Barty's final victory against Danielle Collins attracted spectacular ratings for Channel 9, with it being the most watched women's final since 1999.

A further victory was the doubles emergence of Nick Kyrgios and Thanasi Kokkinakis, whose swashbuckling run to the men's doubles title also attracted outsized viewership.

Soon after the tournament concluded, The Australian reported that TA was hoping their next deal could command as much as $100 million a year over five years.

A battle was likely looming between Channel 9 and Seven for the rights to the Australian Open, with the latter making their intentions clear back in February.

Seven's highly-publicised dissatisfaction with their cricket rights deal made for a potentially interesting series of negotiations, however Barty's retirement has substantially weakened TA's bargaining position.

With Barty gone, Kyrgios as mercurial as ever and few genuine star Australian tennis prospects on the horizon, TA's hopes of cashing in on Barty's widespread appeal have been dashed.

Add in the slowing careers of fan favourite veterans Roger Federer, Serena Williams and Rafael Nadal, coupled with the mixed popularity of Novak Djokovic, and tennis is in a delicate position insofar as it's broadcast value in Australia is concerned.

Ash Barty enjoying retirement amid tennis broadcast speculation

While the various machinations of the tennis world have continued in Barty's absence, the three-time grand slam winner has taken to retirement like a duck to water.

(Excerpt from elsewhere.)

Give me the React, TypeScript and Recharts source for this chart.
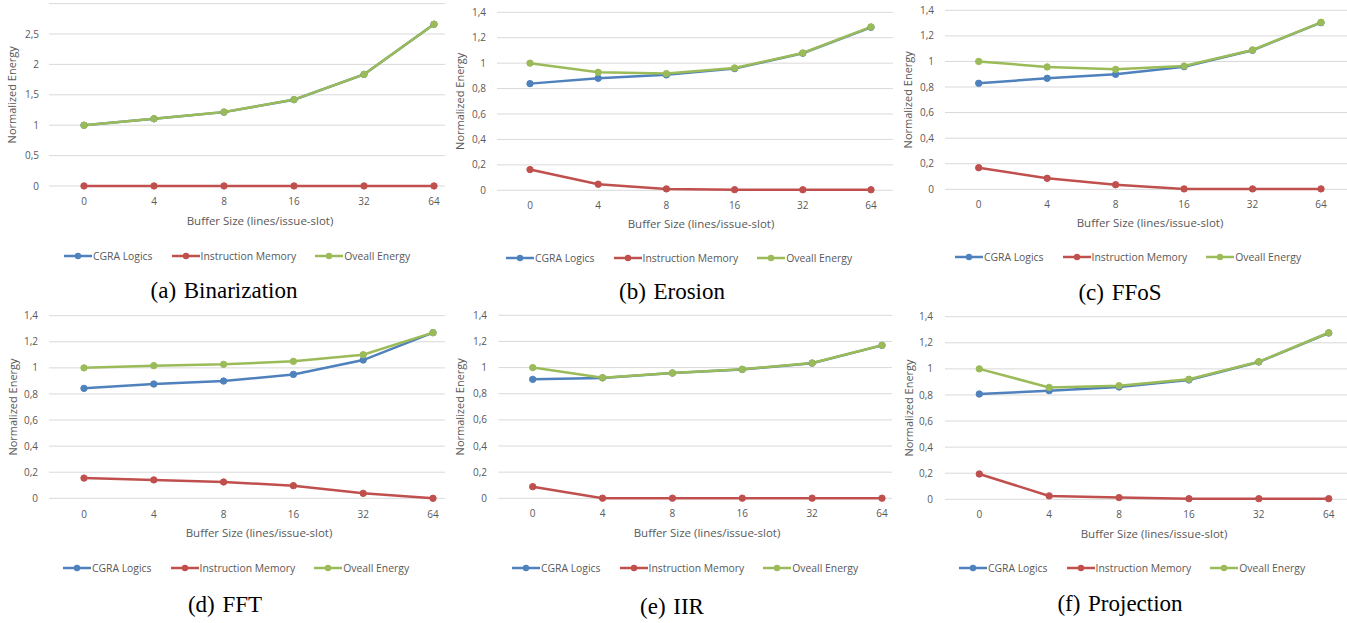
import React from 'react';
import { LineChart, Line, XAxis, YAxis, CartesianGrid, Legend } from 'recharts';

const bufferSizes = ['0', '4', '8', '16', '32', '64'];
const seriesNames = ['CGRA Logics', 'Instruction Memory', 'Oveall Energy'];
const xTitle = 'Buffer Size (lines/issue-slot)';
const yTitle = 'Normalized Energy';

const ticksBinarization = [0, 0.5, 1, 1.5, 2, 2.5];
const ticksOther = [0, 0.2, 0.4, 0.6, 0.8, 1, 1.2, 1.4];

// (a) Binarization
const binCgra = [0.999, 1.105, 1.215, 1.42, 1.835, 2.66];
const binIm = [0.001, 0.001, 0.001, 0.001, 0.001, 0.001];
const binOverall = [1.0, 1.106, 1.216, 1.421, 1.836, 2.661];

// (b) Erosion
const eroCgra = [0.839, 0.881, 0.908, 0.957, 1.078, 1.282];
const eroIm = [0.163, 0.048, 0.011, 0.005, 0.004, 0.004];
const eroOverall = [1.0, 0.928, 0.918, 0.962, 1.08, 1.285];

// (c) FFoS
const ffosCgra = [0.829, 0.868, 0.899, 0.959, 1.087, 1.303];
const ffosIm = [0.169, 0.086, 0.036, 0.003, 0.003, 0.003];
const ffosOverall = [1.0, 0.957, 0.938, 0.964, 1.09, 1.306];

// (d) FFT
const fftCgra = [0.843, 0.876, 0.899, 0.95, 1.06, 1.27];
const fftIm = [0.155, 0.141, 0.125, 0.097, 0.038, 0.0];
const fftOverall = [1.0, 1.017, 1.027, 1.05, 1.101, 1.27];

// (e) IIR
const iirCgra = [0.91, 0.921, 0.958, 0.986, 1.034, 1.17];
const iirIm = [0.089, 0.001, 0.001, 0.001, 0.001, 0.001];
const iirOverall = [1.0, 0.923, 0.959, 0.987, 1.035, 1.171];

// (f) Projection
const projCgra = [0.807, 0.833, 0.861, 0.915, 1.053, 1.275];
const projIm = [0.194, 0.026, 0.013, 0.005, 0.005, 0.005];
const projOverall = [1.0, 0.858, 0.871, 0.92, 1.055, 1.277];

const COLORS = ['#4F81BD', '#C0504D', '#9BBB59'];
const TEXT = '#595959';
const FONT = '"Open Sans", "Liberation Sans", sans-serif';

function build(cgra: number[], im: number[], overall: number[]) {
  return bufferSizes.map((b, i) => ({ size: b, cgra: cgra[i], im: im[i], overall: overall[i] }));
}

const fmt = (v: number) => String(v).replace('.', ',');

type Layout = {
  L: number; T: number; W: number;
  plotLeft: number; plotRight: number; plotTop: number; plotBottom: number;
  padL: number; padR: number;
  xTickY: number; xTitleY: number; xTitleX: number;
  yLabelX: number; yTickRight: number;
  legendY: number; legendCX: number;
  captionY: number; captionX: number;
};

type PanelDef = {
  letter: string; name: string;
  data: { size: string; cgra: number; im: number; overall: number }[];
  ymax: number; ticks: number[]; layout: Layout;
};

const panels: PanelDef[] = [
  {
    letter: '(a)', name: 'Binarization', data: build(binCgra, binIm, binOverall), ymax: 3, ticks: ticksBinarization,
    layout: { L: 0, T: 0, W: 450, plotLeft: 49, plotRight: 445, plotTop: 3.6, plotBottom: 186, padL: 35, padR: 11,
      xTickY: 201, xTitleY: 221, xTitleX: 260, yLabelX: 12, yTickRight: 39, legendY: 256, legendCX: 237, captionY: 291, captionX: 224 },
  },
  {
    letter: '(b)', name: 'Erosion', data: build(eroCgra, eroIm, eroOverall), ymax: 1.4, ticks: ticksOther,
    layout: { L: 440, T: 0, W: 455, plotLeft: 497, plotRight: 893, plotTop: 12.3, plotBottom: 190.3, padL: 33, padR: 22,
      xTickY: 205, xTitleY: 224, xTitleX: 701, yLabelX: 460, yTickRight: 486, legendY: 258, legendCX: 679, captionY: 292, captionX: 672 },
  },
  {
    letter: '(c)', name: 'FFoS', data: build(ffosCgra, ffosIm, ffosOverall), ymax: 1.4, ticks: ticksOther,
    layout: { L: 890, T: 0, W: 457, plotLeft: 945, plotRight: 1347, plotTop: 10.3, plotBottom: 189.3, padL: 33.7, padR: 26,
      xTickY: 204, xTitleY: 222.7, xTitleX: 1150, yLabelX: 908, yTickRight: 934, legendY: 257, legendCX: 1128, captionY: 293, captionX: 1120 },
  },
  {
    letter: '(d)', name: 'FFT', data: build(fftCgra, fftIm, fftOverall), ymax: 1.4, ticks: ticksOther,
    layout: { L: 0, T: 305, W: 450, plotLeft: 49, plotRight: 445, plotTop: 315.7, plotBottom: 498.3, padL: 35, padR: 12,
      xTickY: 514, xTitleY: 533, xTitleX: 259, yLabelX: 12, yTickRight: 38, legendY: 568, legendCX: 236, captionY: 605, captionX: 225 },
  },
  {
    letter: '(e)', name: 'IIR', data: build(iirCgra, iirIm, iirOverall), ymax: 1.4, ticks: ticksOther,
    layout: { L: 440, T: 305, W: 455, plotLeft: 498.3, plotRight: 892, plotTop: 315.3, plotBottom: 498.3, padL: 34.4, padR: 10,
      xTickY: 513, xTitleY: 533, xTitleX: 707, yLabelX: 460, yTickRight: 487, legendY: 568, legendCX: 685, captionY: 607, captionX: 672 },
  },
  {
    letter: '(f)', name: 'Projection', data: build(projCgra, projIm, projOverall), ymax: 1.4, ticks: ticksOther,
    layout: { L: 890, T: 305, W: 457, plotLeft: 945, plotRight: 1347, plotTop: 316.7, plotBottom: 499.3, padL: 34.3, padR: 18.3,
      xTickY: 514.3, xTitleY: 534, xTitleX: 1154, yLabelX: 908, yTickRight: 933, legendY: 568, legendCX: 1132, captionY: 604, captionX: 1120 },
  },
];

function XTitle(props: any) {
  return (
    <text x={props.tx} y={props.ty} textAnchor="middle" fill={TEXT} fontSize={11.5} fontFamily={FONT}>
      {xTitle}
    </text>
  );
}

function YTitle(props: any) {
  return (
    <text x={props.tx} y={props.ty} textAnchor="middle" dominantBaseline="central" fill={TEXT} fontSize={11}
      fontFamily={FONT} transform={`rotate(-90, ${props.tx}, ${props.ty})`}>
      {yTitle}
    </text>
  );
}

function LegendContent() {
  return (
    <div style={{ display: 'flex', justifyContent: 'center', alignItems: 'center', height: 20, fontFamily: FONT, fontSize: 10.4, color: TEXT, whiteSpace: 'nowrap' }}>
      {seriesNames.map((n, i) => (
        <div key={n} style={{ display: 'flex', alignItems: 'center', marginLeft: i === 0 ? 0 : 19 }}>
          <svg width={28} height={10} style={{ display: 'block' }}>
            <line x1={0} y1={5} x2={28} y2={5} stroke={COLORS[i]} strokeWidth={2.5} />
            <circle cx={14} cy={5} r={3.2} fill={COLORS[i]} />
          </svg>
          <span style={{ marginLeft: 1 }}>{n}</span>
        </div>
      ))}
    </div>
  );
}

function Panel({ p }: { p: PanelDef }) {
  const l = p.layout;
  const H = l.legendY + 10 - l.T;
  const xAxisH = l.legendY - 10 - l.plotBottom;
  const lw = 380;
  const dot = (c: string) => ({ r: 3.2, fill: c, stroke: c, strokeWidth: 1 });
  return (
    <div style={{ position: 'absolute', left: l.L, top: l.T, width: l.W, height: H }}>
      <LineChart width={l.W} height={H} data={p.data}
        margin={{ top: l.plotTop - l.T, right: l.L + l.W - l.plotRight, left: 0, bottom: 0 }}>
        <CartesianGrid vertical={false} stroke="#D9D9D9" strokeWidth={1} />
        <XAxis dataKey="size" type="category" axisLine={false} tickLine={false} tickSize={0}
          tickMargin={l.xTickY - l.plotBottom - 3.55} height={xAxisH} interval={0}
          padding={{ left: l.padL, right: l.padR }}
          tick={{ fill: TEXT, fontSize: 10, fontFamily: FONT }}
          label={<XTitle tx={l.xTitleX - l.L} ty={l.xTitleY - l.T + 4} />} />
        <YAxis type="number" domain={[0, p.ymax]} ticks={p.ticks} interval={0} axisLine={false} tickLine={false}
          tickSize={0} tickMargin={l.plotLeft - l.yTickRight} width={l.plotLeft - l.L}
          tickFormatter={fmt} tick={{ fill: TEXT, fontSize: 10, fontFamily: FONT }}
          label={<YTitle tx={l.yLabelX - l.L} ty={(l.plotTop + l.plotBottom) / 2 - l.T} />} />
        <Legend verticalAlign="bottom" content={<LegendContent />}
          wrapperStyle={{ left: l.legendCX - l.L - lw / 2, width: lw, height: 20, bottom: 0 }} />
        <Line type="linear" dataKey="cgra" name={seriesNames[0]} stroke={COLORS[0]} strokeWidth={2.5}
          dot={dot(COLORS[0])} activeDot={false} isAnimationActive={false} />
        <Line type="linear" dataKey="im" name={seriesNames[1]} stroke={COLORS[1]} strokeWidth={2.5}
          dot={dot(COLORS[1])} activeDot={false} isAnimationActive={false} />
        <Line type="linear" dataKey="overall" name={seriesNames[2]} stroke={COLORS[2]} strokeWidth={2.5}
          dot={dot(COLORS[2])} activeDot={false} isAnimationActive={false} />
      </LineChart>
      <div style={{ position: 'absolute', left: l.captionX - l.L - 150, top: l.captionY - l.T - 13, width: 300,
        textAlign: 'center', fontFamily: '"Liberation Serif", "DejaVu Serif", serif', fontSize: 23, lineHeight: '26px', color: '#000', whiteSpace: 'pre' }}>
        {p.letter + ' \u200a' + p.name}
      </div>
    </div>
  );
}

export default function App() {
  return (
    <div style={{ position: 'absolute', left: 0, top: 0, width: 1347, height: 623, background: '#fff', overflow: 'hidden' }}>
      {panels.map((p) => (
        <Panel key={p.name} p={p} />
      ))}
    </div>
  );
}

The retired tennis star made a surprise appearance at Bells Beach on Tuesday to watch the Rip Curl Pro surfing event.

The 25-year-old is good friends with Steph Gilmore and Mick Fanning and rocked up to show her support on Tuesday.

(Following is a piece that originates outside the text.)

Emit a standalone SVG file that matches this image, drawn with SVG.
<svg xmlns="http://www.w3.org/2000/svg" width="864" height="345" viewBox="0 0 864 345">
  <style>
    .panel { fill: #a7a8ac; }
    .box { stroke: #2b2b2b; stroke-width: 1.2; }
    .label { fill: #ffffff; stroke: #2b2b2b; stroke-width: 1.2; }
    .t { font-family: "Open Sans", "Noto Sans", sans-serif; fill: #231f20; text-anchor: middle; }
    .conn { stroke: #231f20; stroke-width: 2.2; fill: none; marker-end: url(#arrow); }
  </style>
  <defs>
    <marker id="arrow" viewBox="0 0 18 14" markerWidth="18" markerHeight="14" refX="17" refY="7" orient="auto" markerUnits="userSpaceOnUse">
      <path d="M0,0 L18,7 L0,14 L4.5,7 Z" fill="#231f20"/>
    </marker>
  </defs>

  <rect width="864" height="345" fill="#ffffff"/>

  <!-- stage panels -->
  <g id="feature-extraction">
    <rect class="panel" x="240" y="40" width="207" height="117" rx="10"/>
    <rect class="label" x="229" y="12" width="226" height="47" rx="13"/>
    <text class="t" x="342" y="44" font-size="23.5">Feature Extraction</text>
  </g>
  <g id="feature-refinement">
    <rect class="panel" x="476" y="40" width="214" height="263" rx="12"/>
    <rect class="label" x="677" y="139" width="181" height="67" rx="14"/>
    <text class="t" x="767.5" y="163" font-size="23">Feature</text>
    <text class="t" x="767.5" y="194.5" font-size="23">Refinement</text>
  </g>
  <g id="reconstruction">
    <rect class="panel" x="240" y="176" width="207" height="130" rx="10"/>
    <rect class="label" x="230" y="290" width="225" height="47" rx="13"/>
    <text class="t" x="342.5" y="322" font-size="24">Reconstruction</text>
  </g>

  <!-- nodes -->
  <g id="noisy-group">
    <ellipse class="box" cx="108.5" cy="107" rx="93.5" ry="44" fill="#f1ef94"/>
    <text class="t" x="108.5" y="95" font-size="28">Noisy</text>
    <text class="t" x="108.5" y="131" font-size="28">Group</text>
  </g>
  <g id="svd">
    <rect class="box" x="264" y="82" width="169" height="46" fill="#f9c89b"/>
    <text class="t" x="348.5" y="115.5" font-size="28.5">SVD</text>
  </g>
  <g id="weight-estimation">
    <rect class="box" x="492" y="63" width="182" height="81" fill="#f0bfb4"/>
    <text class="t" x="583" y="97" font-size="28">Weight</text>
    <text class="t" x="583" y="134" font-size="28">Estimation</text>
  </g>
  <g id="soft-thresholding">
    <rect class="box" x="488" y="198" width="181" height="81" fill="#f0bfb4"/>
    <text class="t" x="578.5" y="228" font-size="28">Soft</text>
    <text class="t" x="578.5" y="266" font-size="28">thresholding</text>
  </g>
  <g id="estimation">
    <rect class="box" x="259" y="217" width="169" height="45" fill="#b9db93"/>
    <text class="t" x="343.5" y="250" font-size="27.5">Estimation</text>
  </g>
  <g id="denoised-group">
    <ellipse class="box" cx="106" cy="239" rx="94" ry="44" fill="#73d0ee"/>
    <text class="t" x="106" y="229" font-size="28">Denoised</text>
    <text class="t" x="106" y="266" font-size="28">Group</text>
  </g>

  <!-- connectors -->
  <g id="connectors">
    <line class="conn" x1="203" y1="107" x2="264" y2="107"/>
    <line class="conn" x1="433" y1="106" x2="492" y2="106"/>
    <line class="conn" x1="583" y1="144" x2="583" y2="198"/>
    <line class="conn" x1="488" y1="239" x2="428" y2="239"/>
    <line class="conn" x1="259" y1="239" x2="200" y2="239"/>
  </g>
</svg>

Barty could be seen chatting and sharing a laugh with the surfing legends before they hit the water at the iconic beach in Victoria.

Ash Barty was a surprise spectator for seven-time world champion Steph Gilmor at Bells Beach for the Ripcurl Pro. (Photo by Beatriz Ryder/World Surf League via Getty Images)
Ash Barty was a surprise spectator for seven-time world champion Steph Gilmor at Bells Beach for the Ripcurl Pro. (Photo by Beatriz Ryder/World Surf League via Getty Images)

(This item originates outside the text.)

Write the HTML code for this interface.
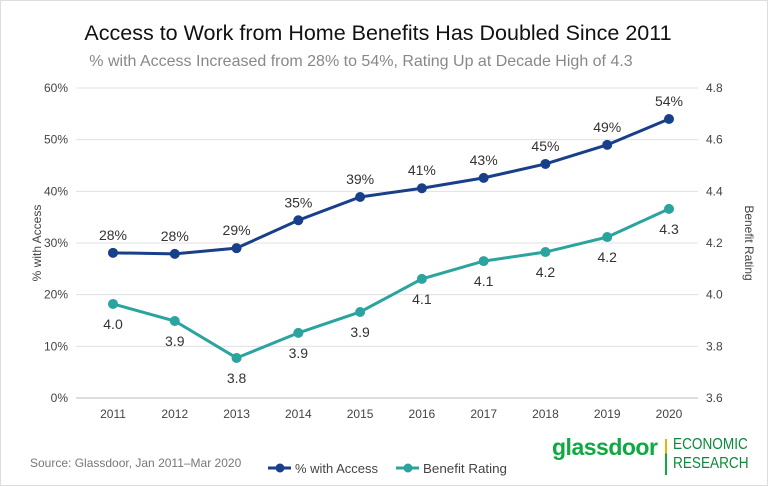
<!DOCTYPE html>
<html><head><meta charset="utf-8"><style>
body{margin:0;background:#fff;}
#wrap{position:relative;width:766px;height:484px;border:1px solid #ddd;font-family:"Liberation Sans",sans-serif;overflow:hidden;}
.title{position:absolute;left:0;width:766px;text-align:center;}
</style></head><body>
<div id="wrap">
<div class="title" style="top:20px;font-size:21.5px;color:#111;left:-6px;">Access to Work from Home Benefits Has Doubled Since 2011</div>
<div class="title" style="top:52px;font-size:16px;color:#888;left:-23px;">% with Access Increased from 28% to 54%, Rating Up at Decade High of 4.3</div>
<svg id="chart" width="766" height="484" style="position:absolute;left:0;top:0"></svg>
<div style="position:absolute;left:29px;top:455px;font-size:12px;color:#777;">Source: Glassdoor, Jan 2011–Mar 2020</div>
<div style="position:absolute;left:551px;top:433px;font-size:23px;font-weight:bold;color:#0caa41;letter-spacing:-0.5px;">glassdoor</div>
<div style="position:absolute;left:664px;top:438px;width:2px;height:36px;background:linear-gradient(#f0b400 40%,#0caa41 40%);"></div>
<div style="position:absolute;left:672px;top:434px;font-size:16px;line-height:19px;color:#0a8a3a;transform:scaleX(0.85);transform-origin:left;">ECONOMIC<br>RESEARCH</div>
</div>
<script>
const years=['2011','2012','2013','2014','2015','2016','2017','2018','2019','2020'];
const access=[28.1,27.9,29.0,34.4,38.9,40.6,42.6,45.3,49.0,54.0];
const accessLabels=['28%','28%','29%','35%','39%','41%','43%','45%','49%','54%'];
const rating=[3.964,3.898,3.755,3.852,3.933,4.061,4.130,4.165,4.223,4.332];
const ratingLabels=['4.0','3.9','3.8','3.9','3.9','4.1','4.1','4.2','4.2','4.3'];
const leftTicks=[0,10,20,30,40,50,60];
const rightTicks=[3.6,3.8,4.0,4.2,4.4,4.6,4.8];
const svg=document.getElementById('chart');const NS='http://www.w3.org/2000/svg';
const L=75,R=697,T=87,B=397;
const x=i=>112+i*(668-112)/(years.length-1);
const yL=v=>B-(v-0)/(60-0)*(B-T);
const yR=v=>B-(v-3.6)/(4.8-3.6)*(B-T);
function mk(t,a,txt){const e=document.createElementNS(NS,t);for(const k in a)e.setAttribute(k,a[k]);if(txt!==undefined)e.textContent=txt;svg.appendChild(e);return e;}
leftTicks.forEach(v=>{
const g=mk('line',{x1:L,x2:R,y1:yL(v),y2:yL(v),stroke:v===0?'#bbb':'#e0e0e0','stroke-width':1});


const t=mk('text',{x:L-8,y:yL(v)+4,'text-anchor':'end','font-size':12,fill:'#444','font-family':'Liberation Sans'},v+'%');


});
rightTicks.forEach(v=>{
const t=mk('text',{x:R+8,y:yR(v)+4,'font-size':12,fill:'#444','font-family':'Liberation Sans'},v.toFixed(1));


});
years.forEach((yv,i)=>{
const t=mk('text',{x:x(i),y:B+20,'text-anchor':'middle','font-size':12,fill:'#444','font-family':'Liberation Sans'},yv);


});
let a=mk('text',{x:0,y:0,transform:`translate(40,${(T+B)/2}) rotate(-90)`,'text-anchor':'middle','font-size':12,fill:'#444','font-family':'Liberation Sans'},'% with Access');


a=mk('text',{x:0,y:0,transform:`translate(744,${(T+B)/2}) rotate(90)`,'text-anchor':'middle','font-size':12,fill:'#444','font-family':'Liberation Sans'},'Benefit Rating');


function series(vals,yf,color,labels,dy,name){
const p=mk('polyline',{points:vals.map((v,i)=>x(i)+','+yf(v)).join(' '),fill:'none',stroke:color,'stroke-width':3});


vals.forEach((v,i)=>{
const c=mk('circle',{cx:x(i),cy:yf(v),r:5,fill:color});


const t=mk('text',{x:x(i),y:yf(v)+dy,'text-anchor':'middle','font-size':14,fill:'#333','font-family':'Liberation Sans'},labels[i]);


});
}
series(access,yL,'#173f8a',accessLabels,-13,'access');
series(rating,yR,'#2ba39e',ratingLabels,25,'rating');
function legend(x0,color,label,name,w){
const l=mk('line',{x1:x0,x2:x0+23,y1:467,y2:467,stroke:color,'stroke-width':3});


const c=mk('circle',{cx:x0+12,cy:467,r:4.5,fill:color});


const t=mk('text',{x:x0+27,y:472,'font-size':13,fill:'#444','font-family':'Liberation Sans',textLength:w,lengthAdjust:'spacingAndGlyphs'},label);


}
legend(267,'#173f8a','% with Access','access',83);
legend(395,'#2ba39e','Benefit Rating','rating',84);
</script>
</body></html>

“I was actually a little bit nervous when I saw you here,” Gilmore told Barty after her heat.

“I thought ‘I’m going to have to put on a good show’.”

Seven-time world champion Gilmore said she was “stoked” to see Barty at Bells Beach following her shock retirement announcement.

“To retire from your sport and just want to go to watch other sports is really special,” Gilmore said.

Barty admitted she doesn't know a whole lot about surfing but wanted to support her mates.

“But that’s all right. This is unreal, the first time for me coming down here, a beautiful part of the world, and get to watch a few mates do their thing - it’s pretty cool,” she said.

“It’s nice to be here and watch the pros do their thing, and I get to enjoy it as a fan.”

Barty said Gilmore was the “best (surfing) teacher in the world”.

“One day she might get me out there,” Barty said.